* DIRECTIVE: Repeat, exactly and only, the lines from the beginning of the data through the line with "['#f4b91f', '#e01f1c', '#1f9d57', '#2aa6de'];". Pictures are left out.

* GIVEN MATERIAL:

"""

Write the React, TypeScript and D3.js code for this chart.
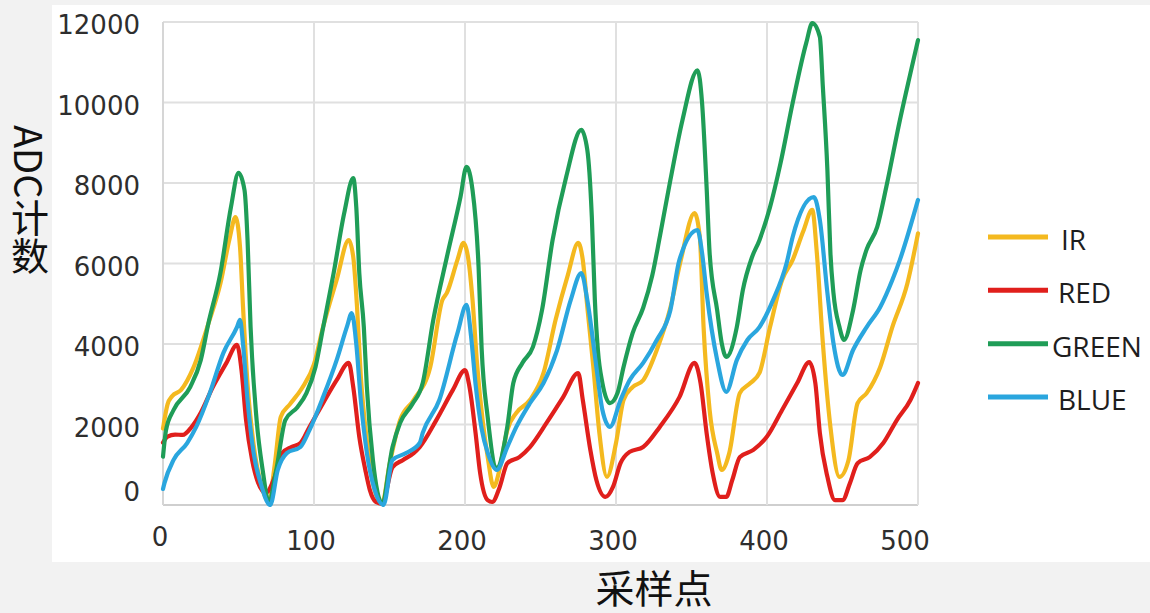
import { useEffect, useRef } from 'react';
import * as d3 from 'd3';

const X_TICKS = [0, 100, 200, 300, 400, 500];
const Y_TICKS = [0, 2000, 4000, 6000, 8000, 10000, 12000];
const LEGEND_NAMES = ['IR', 'RED', 'GREEN', 'BLUE'];
const LINE_COLORS = ['#f4b91f', '#e01f1c', '#1f9d57', '#2aa6de'];

// [sample index, ADC count]
const IR: [number, number][] = [
  [0, 1900], [3, 2500], [6, 2700], [12, 2860], [20, 3400], [30, 4500], [38, 5500], [44, 6600], [48, 7150],
  [51, 6410], [53, 4920], [56, 3000], [60, 1500], [65, 500], [70, 100], [74, 1000], [78, 2190], [84, 2500],
  [92, 2900], [100, 3500], [106, 4420], [115, 5590], [123, 6580], [126, 6160], [128.5, 4920], [131, 3200],
  [135, 1600], [140, 400], [145, 30], [150, 1000], [157, 2110], [166, 2610], [177, 3430], [185, 5090],
  [188, 5270], [195, 6090], [199, 6510], [202, 6160], [205, 5090], [208, 3500], [212, 2000], [215, 1200],
  [219, 450], [223, 900], [228, 1860], [234, 2290], [243, 2610], [252, 3280], [260, 4600], [268, 5700],
  [275, 6510], [278, 6090], [281, 4920], [285, 3430], [289, 1790], [294, 700], [300, 1540], [305, 2610],
  [311, 2930], [318, 3100], [327, 3850], [336, 4900], [343, 6100], [352, 7250], [355.5, 6660], [358, 4420],
  [362, 2360], [367, 1290], [370, 870], [375, 1290], [382, 2780], [389, 3030], [395, 3280], [402, 4420],
  [410, 5590], [417, 6090], [424, 6800], [430, 7330], [433, 6260], [437, 4020], [442, 1940], [448, 700],
  [454, 1120], [460, 2530], [466, 2780], [475, 3430], [483, 4420], [493, 5510], [500, 6750],
];

const RED: [number, number][] = [
  [0, 1550], [3, 1700], [8, 1750], [13, 1740], [19, 1940], [25, 2290], [33, 2930], [42, 3530], [49, 3980],
  [52, 3350], [55, 2110], [59, 1120], [63, 550], [68, 300], [74, 700], [79, 1290], [85, 1440], [91, 1540],
  [97, 1940], [106, 2530], [115, 3100], [123, 3530], [126, 2930], [130, 1690], [134, 870], [137, 370],
  [141, 75], [145, 30], [152, 940], [159, 1120], [166, 1290], [170, 1440], [181, 2110], [192, 2860],
  [200, 3350], [203, 2930], [207, 1790], [210, 800], [215, 120], [218, 75], [223, 450], [228, 1040],
  [236, 1190], [243, 1440], [254, 2040], [265, 2680], [275, 3280], [278, 2610], [283, 1370], [287, 620],
  [293, 200], [298, 450], [303, 1040], [309, 1320], [318, 1440], [329, 1940], [342, 2680], [352, 3530],
  [356, 3030], [360, 1790], [364, 800], [369, 200], [373, 200], [377, 620], [382, 1190], [391, 1370],
  [400, 1700], [410, 2360], [420, 3030], [428, 3550], [432, 3030], [435, 1790], [440, 700], [445, 120],
  [450, 120], [455, 550], [460, 1040], [468, 1190], [477, 1540], [486, 2110], [495, 2610], [500, 3030],
];

const GREEN: [number, number][] = [
  [0, 1200], [2, 1860], [7, 2360], [18, 2930], [25, 3600], [30, 4500], [38, 5760], [45, 7400], [50, 8250],
  [54, 7820], [56, 6580], [58, 4420], [62, 2110], [66, 870], [70, 80], [75, 870], [81, 2110], [89, 2430],
  [95, 2780], [101, 3430], [106, 4400], [113, 5760], [120, 7250], [126, 8120], [128, 7400], [130, 5760],
  [133, 4420], [135, 2930], [139, 1120], [145, 50], [152, 1440], [157, 2040], [165, 2500], [172, 3030],
  [179, 4600], [188, 6160], [197, 7650], [201, 8400], [205, 7820], [209, 5910], [211, 3900], [215, 2190],
  [221, 920], [228, 1940], [232, 3030], [238, 3530], [245, 3930], [251, 4840], [258, 6580], [267, 8150],
  [277, 9320], [281, 8820], [284, 7150], [286, 5090], [288, 3850], [291, 3030], [296, 2530], [301, 2780],
  [305, 3430], [311, 4270], [318, 4900], [324, 5700], [329, 6660], [336, 8070], [344, 9560], [354, 10800],
  [357, 9990], [360, 7900], [362, 6260], [367, 4840], [370, 4020], [373, 3680], [380, 4420], [384, 5340],
  [390, 6150], [395, 6580], [402, 7400], [409, 8500], [417, 9990], [426, 11480], [430, 11970], [435, 11630],
  [437, 10380], [440, 8320], [442, 6260], [444, 5270], [448, 4420], [451, 4100], [457, 4840], [462, 5840],
  [466, 6350], [473, 6910], [479, 7900], [488, 9560], [495, 10730], [500, 11550],
];

const BLUE: [number, number][] = [
  [0, 400], [1, 550], [7, 1120], [16, 1540], [22, 1940], [31, 2780], [40, 3780], [49, 4420], [51, 4600],
  [53, 4000], [56, 2600], [60, 1300], [65, 500], [71, 0], [76, 870], [82, 1290], [91, 1440], [97, 1860],
  [106, 2680], [115, 3600], [122, 4450], [125, 4770], [128, 4000], [131, 2600], [135, 1300], [140, 400],
  [146, 0], [152, 1120], [161, 1290], [170, 1540], [172, 1790], [183, 2610], [195, 4270], [201, 4970],
  [204, 4200], [207, 3000], [211, 1900], [215, 1300], [221, 870], [228, 1440], [234, 1940], [243, 2530],
  [252, 3030], [261, 3850], [270, 5090], [277, 5760], [281, 5090], [287, 3430], [291, 2360], [296, 1940],
  [303, 2610], [309, 3100], [318, 3530], [327, 4100], [336, 4840], [342, 6090], [354, 6830], [357, 6260],
  [360, 5270], [367, 3600], [373, 2810], [380, 3600], [387, 4100], [395, 4420], [404, 5090], [413, 6010],
  [417, 6660], [431, 7650], [435, 7080], [440, 5270], [444, 4020], [450, 3230], [457, 3850], [466, 4420],
  [475, 4920], [483, 5590], [488, 6090], [500, 7580],
];

const SERIES_DATA = [IR, RED, GREEN, BLUE];

export default function App() {
  const svgRef = useRef<SVGSVGElement>(null);

  useEffect(() => {
    if (!svgRef.current) return;
    const width = 1150;
    const height = 613;
    const margin = { top: 22, left: 163 };
    const innerWidth = 755;
    const innerHeight = 483;

    const svg = d3.select(svgRef.current);
    svg.selectAll('*').remove();

    // page background + white panel
    svg.append('rect').attr('width', width).attr('height', height).attr('fill', '#f2f2f2');
    svg.append('rect').attr('x', 52).attr('y', 5).attr('width', width - 52).attr('height', 557).attr('fill', '#ffffff');

    const x = d3.scaleLinear().domain([0, 500]).range([0, innerWidth]);
    const y = d3.scaleLinear().domain([0, 12000]).range([innerHeight, 0]);

    const g = svg.append('g').attr('transform', `translate(${margin.left},${margin.top})`);

    g.append('defs').append('clipPath').attr('id', 'plot-clip')
      .append('rect').attr('x', -4).attr('y', -4).attr('width', innerWidth + 8).attr('height', innerHeight + 6);

    // grid
    g.append('g')
      .selectAll('line').data(Y_TICKS).join('line')
      .attr('x1', 0).attr('x2', innerWidth)
      .attr('y1', d => y(d)).attr('y2', d => y(d))
      .attr('stroke', d => d === 0 ? '#cfcfcf' : '#e0e0e0').attr('stroke-width', 2);
    g.append('g')
      .selectAll('line').data(X_TICKS).join('line')
      .attr('y1', 0).attr('y2', innerHeight)
      .attr('x1', d => x(d)).attr('x2', d => x(d))
      .attr('stroke', d => d === 0 ? '#d6d6d6' : '#e0e0e0').attr('stroke-width', 2);

    const tickFont = '"DejaVu Sans", sans-serif';

    g.append('g')
      .selectAll('text').data(Y_TICKS).join('text')
      .attr('x', -23)
      .attr('y', d => d === 0 ? y(d) - 13 : y(d) + 3)
      .attr('text-anchor', 'end').attr('dominant-baseline', 'central')
      .attr('font-family', tickFont).attr('font-size', 26).attr('fill', '#2e2e2e')
      .text(d => String(d));

    g.append('g')
      .selectAll('text').data(X_TICKS).join('text')
      .attr('x', d => d === 500 ? x(d) - 13 : x(d) - 3)
      .attr('y', d => d === 0 ? innerHeight + 32 : innerHeight + 36)
      .attr('text-anchor', 'middle').attr('dominant-baseline', 'central')
      .attr('font-family', tickFont).attr('font-size', 26).attr('fill', '#2e2e2e')
      .text(d => String(d));

    const line = d3.line<[number, number]>()
      .x(d => x(d[0]))
      .y(d => y(d[1]))
      .curve(d3.curveMonotoneX);

    const lines = g.append('g').attr('clip-path', 'url(#plot-clip)');
    SERIES_DATA.forEach((data, i) => {
      lines.append('path')
        .datum(data)
        .attr('d', line)
        .attr('fill', 'none')
        .attr('stroke', LINE_COLORS[i])
        .attr('stroke-width', 4.2)
        .attr('stroke-linejoin', 'round')
        .attr('stroke-linecap', 'round');
    });

    // legend
    const legendY = d3.scalePoint<string>().domain(LEGEND_NAMES).range([237, 397]);
    const legend = svg.append('g');
    LEGEND_NAMES.forEach((name, i) => {
      legend.append('line')
        .attr('x1', 988).attr('x2', 1048)
        .attr('y1', legendY(name)!).attr('y2', legendY(name)!)
        .attr('stroke', LINE_COLORS[i]).attr('stroke-width', 5);
      legend.append('text')
        .attr('x', name === 'GREEN' ? 1052 : name === 'IR' ? 1061 : 1058)
        .attr('y', legendY(name)! + 2)
        .attr('dominant-baseline', 'central')
        .attr('font-family', '"Open Sans", sans-serif').attr('font-size', 28).attr('fill', '#1e1e1e')
        .text(name);
    });

    // axis titles
    svg.append('text')
      .attr('x', 30).attr('y', 125)
      .attr('writing-mode', 'vertical-rl')
      .attr('font-family', '"Noto Sans CJK SC", sans-serif').attr('font-size', 38).attr('fill', '#111')
      .text('ADC计数');

    svg.append('text')
      .attr('x', 654).attr('y', 603)
      .attr('text-anchor', 'middle')
      .attr('font-family', '"Noto Sans CJK SC", sans-serif').attr('font-size', 39).attr('fill', '#111')
      .text('采样点');
  }, []);

  return (
    <svg
      ref={svgRef}
      width={1150}
      height={613}
      style={{ position: 'absolute', left: 0, top: 0, display: 'block' }}
    />
  );
}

"""

* ANSWER TO THE PROBLEM:
Write the React, TypeScript and D3.js code for this chart.
import { useEffect, useRef } from 'react';
import * as d3 from 'd3';

const X_TICKS = [0, 100, 200, 300, 400, 500];
const Y_TICKS = [0, 2000, 4000, 6000, 8000, 10000, 12000];
const LEGEND_NAMES = ['IR', 'RED', 'GREEN', 'BLUE'];
const LINE_COLORS = ['#f4b91f', '#e01f1c', '#1f9d57', '#2aa6de'];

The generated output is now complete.